▶ _Dataset extract_:
↓
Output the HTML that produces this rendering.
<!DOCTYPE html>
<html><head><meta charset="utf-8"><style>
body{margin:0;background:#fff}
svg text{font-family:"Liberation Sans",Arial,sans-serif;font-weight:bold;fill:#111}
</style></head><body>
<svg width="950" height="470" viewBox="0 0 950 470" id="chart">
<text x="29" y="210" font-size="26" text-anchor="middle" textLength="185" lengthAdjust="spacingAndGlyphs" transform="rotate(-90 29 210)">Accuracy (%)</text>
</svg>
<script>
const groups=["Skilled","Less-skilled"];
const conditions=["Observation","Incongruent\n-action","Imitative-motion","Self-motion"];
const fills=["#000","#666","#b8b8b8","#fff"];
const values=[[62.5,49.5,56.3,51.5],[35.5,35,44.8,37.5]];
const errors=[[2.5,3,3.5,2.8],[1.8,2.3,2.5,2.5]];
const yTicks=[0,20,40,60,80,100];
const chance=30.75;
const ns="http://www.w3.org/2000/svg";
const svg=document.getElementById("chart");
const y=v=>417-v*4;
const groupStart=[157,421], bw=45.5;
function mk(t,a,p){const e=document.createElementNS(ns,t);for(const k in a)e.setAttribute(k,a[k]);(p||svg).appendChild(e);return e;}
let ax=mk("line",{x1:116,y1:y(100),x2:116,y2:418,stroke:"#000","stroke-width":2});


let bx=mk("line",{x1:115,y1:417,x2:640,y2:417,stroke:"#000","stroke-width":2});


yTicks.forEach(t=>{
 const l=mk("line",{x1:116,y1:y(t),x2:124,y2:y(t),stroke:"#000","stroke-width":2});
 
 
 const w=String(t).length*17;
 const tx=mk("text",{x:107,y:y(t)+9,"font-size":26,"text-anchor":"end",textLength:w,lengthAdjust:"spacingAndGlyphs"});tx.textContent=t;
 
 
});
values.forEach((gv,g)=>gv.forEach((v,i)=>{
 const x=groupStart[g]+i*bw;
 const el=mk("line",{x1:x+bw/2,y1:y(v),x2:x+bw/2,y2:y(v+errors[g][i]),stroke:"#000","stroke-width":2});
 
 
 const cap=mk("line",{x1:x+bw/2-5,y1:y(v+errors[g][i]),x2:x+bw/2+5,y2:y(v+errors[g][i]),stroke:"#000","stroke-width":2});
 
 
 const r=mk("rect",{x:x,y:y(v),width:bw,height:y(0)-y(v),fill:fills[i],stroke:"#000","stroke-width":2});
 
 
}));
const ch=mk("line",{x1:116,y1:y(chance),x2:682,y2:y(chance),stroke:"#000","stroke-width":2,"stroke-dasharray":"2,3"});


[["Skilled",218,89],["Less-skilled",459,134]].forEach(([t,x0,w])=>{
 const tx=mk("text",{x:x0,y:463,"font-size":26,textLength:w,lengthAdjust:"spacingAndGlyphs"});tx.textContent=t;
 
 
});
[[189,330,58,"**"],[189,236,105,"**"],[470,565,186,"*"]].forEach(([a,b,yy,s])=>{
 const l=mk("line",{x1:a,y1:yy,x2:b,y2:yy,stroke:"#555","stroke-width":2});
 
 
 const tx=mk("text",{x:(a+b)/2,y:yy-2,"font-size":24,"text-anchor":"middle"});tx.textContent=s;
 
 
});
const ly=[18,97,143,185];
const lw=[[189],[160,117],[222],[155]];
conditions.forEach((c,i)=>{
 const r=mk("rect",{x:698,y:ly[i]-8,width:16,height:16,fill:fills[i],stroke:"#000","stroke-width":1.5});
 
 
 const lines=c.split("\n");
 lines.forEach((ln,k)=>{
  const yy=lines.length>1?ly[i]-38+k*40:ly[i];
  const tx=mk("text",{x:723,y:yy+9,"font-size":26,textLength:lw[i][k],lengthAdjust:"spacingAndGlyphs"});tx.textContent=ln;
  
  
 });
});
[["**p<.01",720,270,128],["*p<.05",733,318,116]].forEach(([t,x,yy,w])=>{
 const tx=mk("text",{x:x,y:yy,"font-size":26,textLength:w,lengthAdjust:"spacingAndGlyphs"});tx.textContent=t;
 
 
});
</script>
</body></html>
↑
↓
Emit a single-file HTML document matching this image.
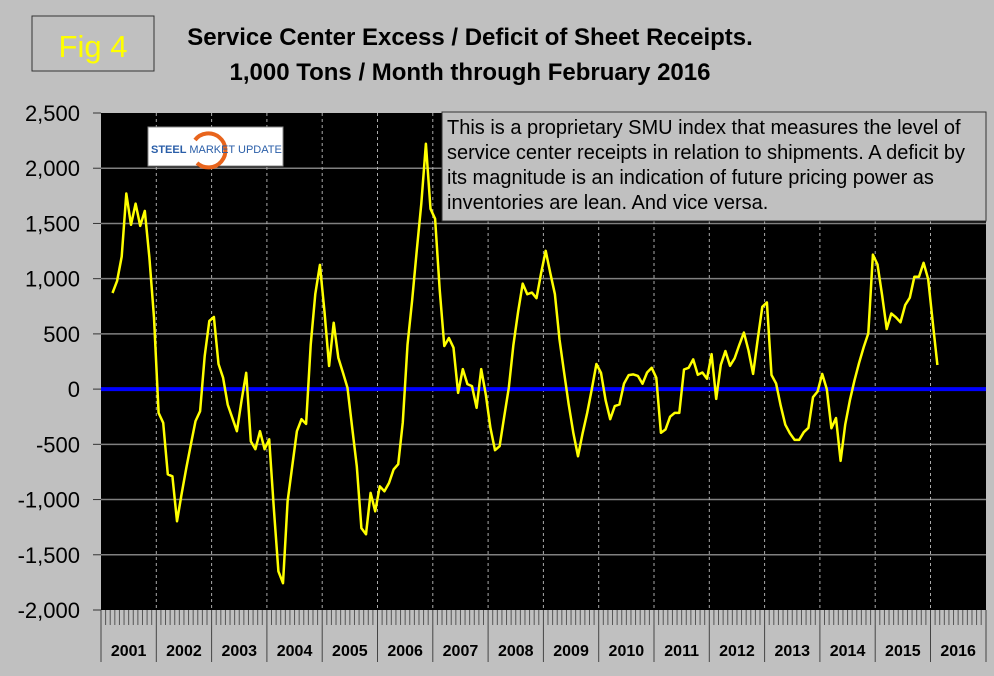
↑
▶ _Exercise directions_: Tally the lines holding the string "this" and give only the count.

▶ _Correct answer_: 2